The private reits all had payout ratio's much higher than IRC's. Inland Western was paying out close to 100% of FFO whereas IRC is at 70%. The other Reit's had little choice but to lower their dividend, especially Inland Western which also has huge debt maturities this year.
IRC Ceo said in the November conference call that it was hard for him to envision a scenario where IRC would need to cut its dividend. I know we've heard this from other Ceo's who then cut the div but I believe IRC div is safe absent a complete retail and credit meltdown.

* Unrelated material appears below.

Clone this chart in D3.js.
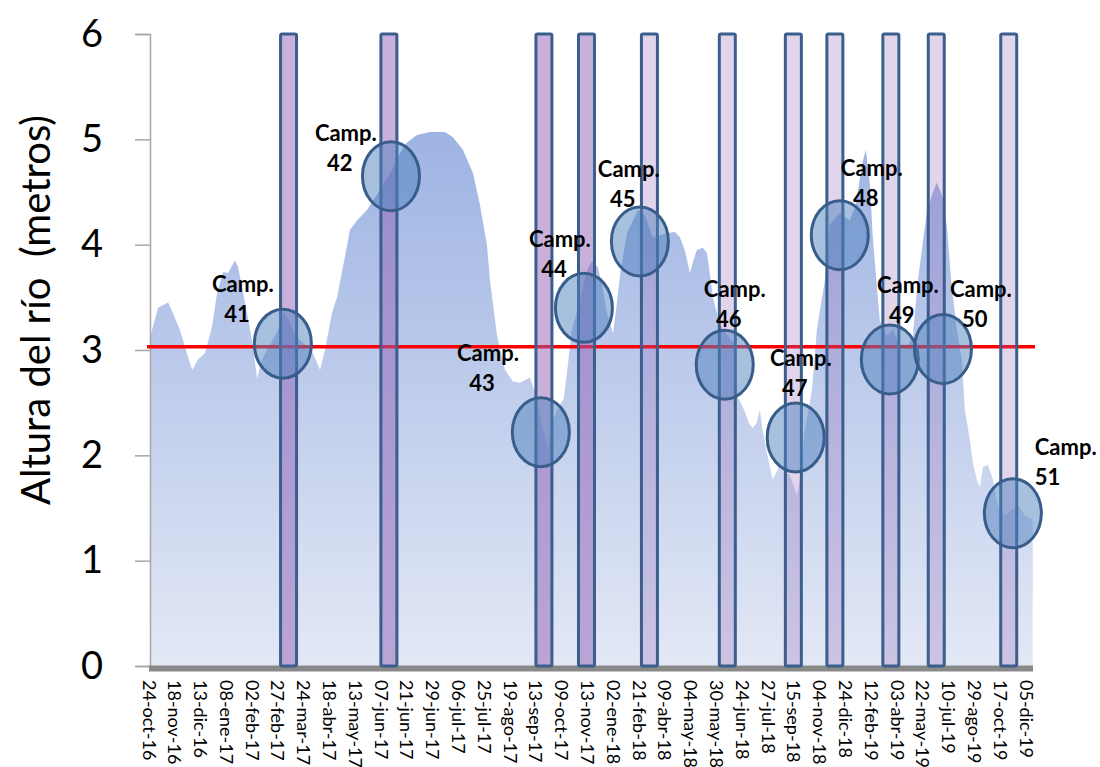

dividend increase? Are you serious - in this market? Most companies are cutting or suspending their dividends. Other REITs are having problems with their loans, cash flow, etc. The fact that IRC continues to maintain their dividend (and as they announced today, continue it in January), month after month, is a great sign. Personally, I'm pleased and would rather they maintain the capital they would have put into an increase for operating expenses, paying down debt, and purchasing back shares. That is LIKE a dividend increase, especially in this market, by helping to maintain the dividend.
IRC was created as a private REIT that started with a much lower dividend yield. The REIT went public about 4 years ago and I would not expect the dividend to change much again unless they find oil under their retail holdings. Dividend declines are more likely since their current private holdings are looking at short term capital conservation techniques.